Data block:

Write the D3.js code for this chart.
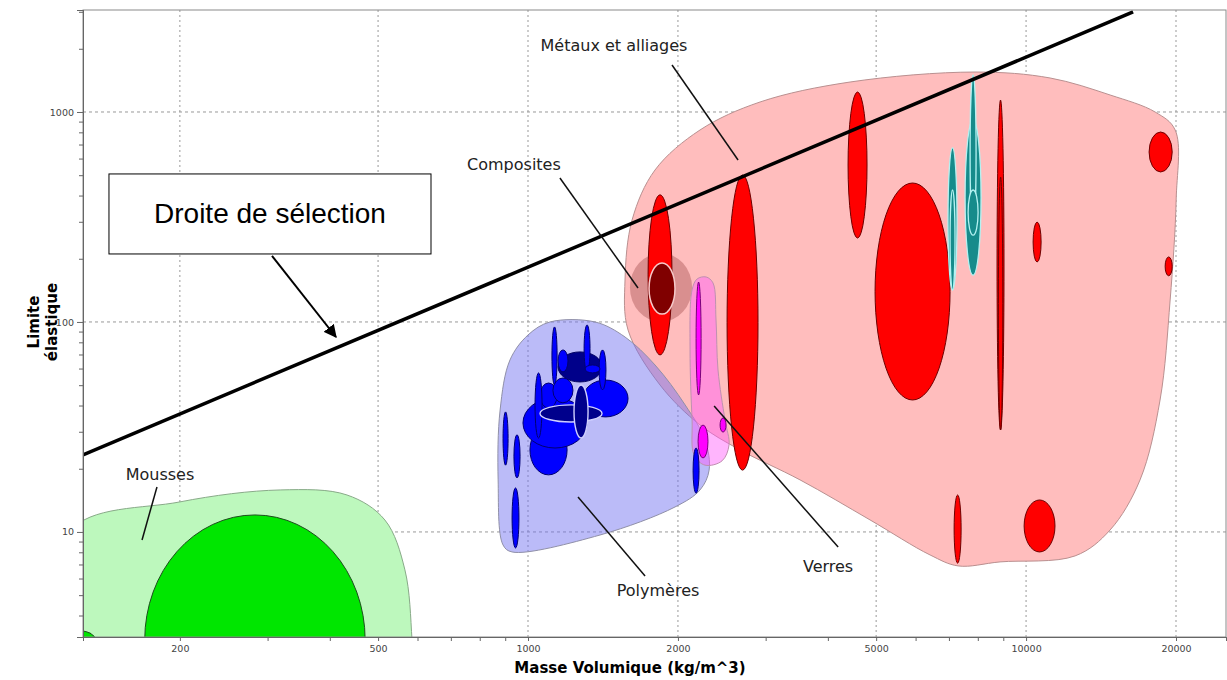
<!DOCTYPE html>
<html>
<head>
<meta charset="utf-8">
<script src="https://cdn.jsdelivr.net/npm/d3@7"></script>
<style>
  body { margin: 0; background: #fff; }
  svg { display: block; }
</style>
</head>
<body>
<svg id="chart"></svg>
<script>
// ranges are [rhoMin, rhoMax, sigmaMin, sigmaMax]
const metals = [
  [1742, 1946, 69.7, 403],
  [2510, 2896, 19.7, 501],
  [4391, 4794, 251, 1245],
  [4975, 7037, 42.5, 459],
  [8744, 9030, 30.6, 1140],
  [8800, 8980, 30.6, 490],
  [10330, 10720, 193, 299],
  [17660, 19650, 518, 803],
  [19020, 19650, 166, 204],
  [7170, 7406, 7.1, 15.0],
  [9910, 11430, 8.03, 14.2]
];
const tealAlloys = [
  [6970, 7267, 142, 674],
  [7037, 7200, 142, 425],
  [7543, 8121, 167, 916],
  [7720, 7936, 274, 1500],
  [7649, 8010, 259, 425]
];
const polymersLarge = [
  [1009, 1198, 18.7, 32.3],
  [977, 1314, 25.1, 43.5],
  [1290, 1588, 35.3, 52.9]
];
const polymersDark = [
  [1149, 1408, 51.8, 72.0]
];
const polymers = [
  [891, 912, 20.8, 37.3],
  [937, 964, 18.1, 29.0],
  [929, 959, 8.39, 16.2],
  [2145, 2205, 15.3, 25.1],
  [1117, 1144, 50.1, 94.7],
  [1296, 1332, 57.8, 96.8],
  [1389, 1434, 47.5, 73.6],
  [1149, 1203, 57.8, 73.6],
  [1302, 1395, 57.2, 62.4],
  [1057, 1144, 38.9, 51.2],
  [1122, 1231, 41.2, 54.1],
  [1033, 1067, 28.0, 57.2]
];
const polymersOutlined = [
  [1057, 1408, 33.4, 40.3],
  [1237, 1320, 28.0, 50.1]
];
const glasses = [
  [2175, 2226, 44.9, 155],
  [2195, 2298, 22.5, 32.3],
  [2430, 2498, 29.9, 34.9]
];
const composites = [
  [1750, 1973, 109, 191]
];
const foams = [
  [170, 471, 0.777, 12.05],
  [116, 137, 2.48, 3.38]
];

// family envelopes, [rho, sigma] points
const metalsEnvelope = [[1566,158.5],[1618,306],[1799,529.5],[2215,821],[2924,1116],[4432,1389],[7899,1550],
  [11173,1452],[14747,1205],[18157,1000],[19921,821],[20013,381],[19465,127.3],[18578,42.5],[16936,17.7],
  [14747,10.22],[12543,7.69],[8867,7.2],[7303,6.89],[6416,7.77],[4861,11.41],[3517,17.7],[2665,24.58],
  [2215,32.3],[1841,50.1],[1588,91.6]];
const polymersEnvelope = [[920,65.9],[1000,86.7],[1107,100],[1363,100],[1566,84.8],[1799,62.4],[2067,40.3],
  [2267,27.4],[2310,19.7],[2215,15.85],[1973,13.15],[1395,9.67],[929,8.03],[891,8.67],[871,17.7],[879,38.1]];
const glassesEnvelope = [[2135,142.1],[2185,160.2],[2278,163.8],[2352,153.4],[2385,102.2],[2407,59.1],
  [2486,34.1],[2533,25.96],[2452,21.8],[2267,20.8],[2155,23.26],[2135,34.1],[2115,73.6]];
const foamsEnvelope = [[120,10],[200,13.9],[318,15.85],[433,15.0],[516,11.4],[566,6.6],[585,3.06],
  [590,1.6],[120,1.6]];
const compositesEnvelope = [[1602, 2135, 100, 213]];

const selectionLine = [[127.8, 23.3], [16400, 2995]];

const xMajor = [200, 500, 1000, 2000, 5000, 10000, 20000];
const yMajor = [10, 100, 1000];

const labels = [
  {text: "Métaux et alliages", at: [1488, 1952], from: [1946, 1674], to: [2641, 590.8]},
  {text: "Composites", at: [937, 529.5], from: [1159, 485], to: [1663, 145.2]},
  {text: "Mousses", at: [182.4, 17.7], from: [179.9, 16.38], to: [167.9, 9.16]},
  {text: "Polymères", at: [1824, 4.96], from: [1718, 6.17], to: [1260, 14.68]},
  {text: "Verres", at: [4004, 6.45], from: [4194, 8.48], to: [2364, 39.8]}
];
const selectionBox = {text: "Droite de sélection", x0: 144.1, x1: 638.6, y0: 506.9, y1: 210.8,
  from: [306.2, 206.2], to: [411.5, 84.8]};

const width = 1227, height = 680;
const margin = {top: 10, right: 1, bottom: 43, left: 83};

const svg = d3.select('#chart').attr('width', width).attr('height', height);

const x = d3.scaleLog().domain([127.8, 25200]).range([margin.left, width - margin.right]);
const y = d3.scaleLog().domain([3.16, 3060]).range([height - margin.bottom, margin.top]);

svg.append('defs').append('clipPath').attr('id', 'plot-clip')
  .append('rect')
  .attr('x', margin.left).attr('y', margin.top)
  .attr('width', width - margin.left - margin.right)
  .attr('height', height - margin.top - margin.bottom);

svg.select('defs').append('marker')
  .attr('id', 'arrow')
  .attr('viewBox', '0 0 10 10')
  .attr('refX', 9).attr('refY', 5)
  .attr('markerWidth', 13).attr('markerHeight', 13)
  .attr('markerUnits', 'userSpaceOnUse')
  .attr('orient', 'auto')
  .append('path').attr('d', 'M0,0 L10,5 L0,10 z').attr('fill', '#000');

// grid
const grid = svg.append('g');
grid.selectAll('.gx').data(xMajor).enter().append('line')
  .attr('x1', d => x(d)).attr('x2', d => x(d))
  .attr('y1', margin.top).attr('y2', height - margin.bottom)
  .attr('stroke', '#999').attr('stroke-dasharray', '2,3');
grid.selectAll('.gy').data(yMajor).enter().append('line')
  .attr('x1', margin.left).attr('x2', width - margin.right)
  .attr('y1', d => y(d)).attr('y2', d => y(d))
  .attr('stroke', '#999').attr('stroke-dasharray', '3,3');

const plot = svg.append('g').attr('clip-path', 'url(#plot-clip)');

const blob = d3.line()
  .x(d => x(d[0])).y(d => y(d[1]))
  .curve(d3.curveCatmullRomClosed.alpha(0.5));

function envelope(points, fill, stroke) {
  plot.append('path')
    .attr('d', blob(points))
    .attr('fill', fill)
    .attr('stroke', stroke)
    .attr('stroke-width', 1);
}

function bubbles(data, fill, stroke, sw) {
  plot.append('g').selectAll('ellipse')
    .data(data)
    .enter().append('ellipse')
    .attr('cx', d => (x(d[0]) + x(d[1])) / 2)
    .attr('cy', d => (y(d[2]) + y(d[3])) / 2)
    .attr('rx', d => Math.abs(x(d[1]) - x(d[0])) / 2)
    .attr('ry', d => Math.abs(y(d[3]) - y(d[2])) / 2)
    .attr('fill', fill)
    .attr('stroke', stroke)
    .attr('stroke-width', sw || 1);
}

envelope(metalsEnvelope, '#ffbdbd', '#b99090');
envelope(polymersEnvelope, 'rgba(110,110,240,0.47)', '#9090a8');
envelope(foamsEnvelope, '#bdf8bd', '#88aa88');
bubbles(compositesEnvelope, 'rgba(150,60,60,0.36)', 'none');
envelope(glassesEnvelope, 'rgba(255,90,250,0.45)', '#c090b0');

bubbles(foams, '#00e600', '#1d4d1d');
bubbles(metals, '#ff0000', '#6e0000');
bubbles(tealAlloys, '#168b8b', '#b4f2f2', 1.3);
bubbles(composites, '#800000', '#f6caca', 1.5);
bubbles(glasses, '#ff00ff', '#7a007a');
bubbles(polymersLarge, '#0000ff', '#000070');
bubbles(polymersDark, '#00008a', '#000060');
bubbles(polymers, '#0000ff', '#000070');
bubbles(polymersOutlined, '#00008c', '#d0d0ff', 1.4);

// selection line
plot.append('path')
  .attr('d', d3.line().x(d => x(d[0])).y(d => y(d[1]))(selectionLine))
  .attr('stroke', '#000').attr('stroke-width', 3.5).attr('fill', 'none');

// frame
svg.append('rect')
  .attr('x', margin.left).attr('y', margin.top)
  .attr('width', width - margin.left - margin.right)
  .attr('height', height - margin.top - margin.bottom)
  .attr('fill', 'none').attr('stroke', '#8a8a8a');

// axes
const xMinor = [], yMinor = [];
[100, 1000, 10000].forEach(b => d3.range(1, 10).forEach(k => {
  const v = b * k;
  if (v > 127.8 && v < 25200 && !xMajor.includes(v)) xMinor.push(v);
}));
[1, 10, 100, 1000].forEach(b => d3.range(1, 10).forEach(k => {
  const v = b * k;
  if (v > 3.16 && v < 3060 && !yMajor.includes(v)) yMinor.push(v);
}));

function styleAxis(g) {
  g.select('.domain').attr('stroke', '#666');
  g.selectAll('.tick line').attr('stroke', '#666');
  g.selectAll('.tick text').attr('fill', '#444')
    .style('font-family', 'DejaVu Sans, sans-serif').style('font-size', '9.5px');
}

svg.append('g')
  .attr('transform', `translate(0,${height - margin.bottom})`)
  .call(d3.axisBottom(x).tickValues(xMinor).tickSize(4).tickFormat(''))
  .call(styleAxis);
svg.append('g')
  .attr('transform', `translate(0,${height - margin.bottom})`)
  .call(d3.axisBottom(x).tickValues(xMajor).tickSize(4).tickPadding(4).tickFormat(d3.format('d')))
  .call(styleAxis);
svg.append('g')
  .attr('transform', `translate(${margin.left},0)`)
  .call(d3.axisLeft(y).tickValues(yMinor).tickSize(4).tickFormat(''))
  .call(styleAxis);
svg.append('g')
  .attr('transform', `translate(${margin.left},0)`)
  .call(d3.axisLeft(y).tickValues(yMajor).tickSize(6).tickPadding(3).tickFormat(d3.format('d')))
  .call(styleAxis);

svg.append('text')
  .attr('x', 630).attr('y', 673)
  .attr('text-anchor', 'middle')
  .style('font-family', 'DejaVu Sans, sans-serif')
  .style('font-weight', 'bold').style('font-size', '15px')
  .text('Masse Volumique (kg/m^3)');

['Limite', 'élastique'].forEach((t, i) => {
  svg.append('text')
    .attr('transform', `translate(${34 + i * 18},322) rotate(-90)`)
    .attr('text-anchor', 'middle')
    .attr('dominant-baseline', 'central')
    .style('font-family', 'DejaVu Sans, sans-serif')
    .style('font-weight', 'bold').style('font-size', '15px')
    .text(t);
});

// annotations
const ann = svg.append('g');
labels.forEach(l => {
  ann.append('line')
    .attr('x1', x(l.from[0])).attr('y1', y(l.from[1]))
    .attr('x2', x(l.to[0])).attr('y2', y(l.to[1]))
    .attr('stroke', '#111').attr('stroke-width', 1.5);
  ann.append('text')
    .attr('x', x(l.at[0])).attr('y', y(l.at[1]))
    .attr('text-anchor', 'middle')
    .style('font-family', 'DejaVu Sans, sans-serif')
    .style('font-size', '16px').attr('fill', '#222')
    .text(l.text);
});

ann.append('rect')
  .attr('x', x(selectionBox.x0)).attr('y', y(selectionBox.y0))
  .attr('width', x(selectionBox.x1) - x(selectionBox.x0))
  .attr('height', y(selectionBox.y1) - y(selectionBox.y0))
  .attr('fill', '#fff').attr('stroke', '#000').attr('stroke-width', 1);
ann.append('text')
  .attr('x', (x(selectionBox.x0) + x(selectionBox.x1)) / 2)
  .attr('y', (y(selectionBox.y0) + y(selectionBox.y1)) / 2)
  .attr('text-anchor', 'middle')
  .attr('dominant-baseline', 'central')
  .style('font-family', 'Liberation Sans, Arial, sans-serif')
  .style('font-size', '28px')
  .text(selectionBox.text);
ann.append('line')
  .attr('x1', x(selectionBox.from[0])).attr('y1', y(selectionBox.from[1]))
  .attr('x2', x(selectionBox.to[0])).attr('y2', y(selectionBox.to[1]))
  .attr('stroke', '#000').attr('stroke-width', 2)
  .attr('marker-end', 'url(#arrow)');
</script>
</body>
</html>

Your instructions: Scan the material line by line and report each one that contains "chart".

Answer to this task:
Write the D3.js code for this chart.
<svg id="chart"></svg>
const svg = d3.select('#chart').attr('width', width).attr('height', height);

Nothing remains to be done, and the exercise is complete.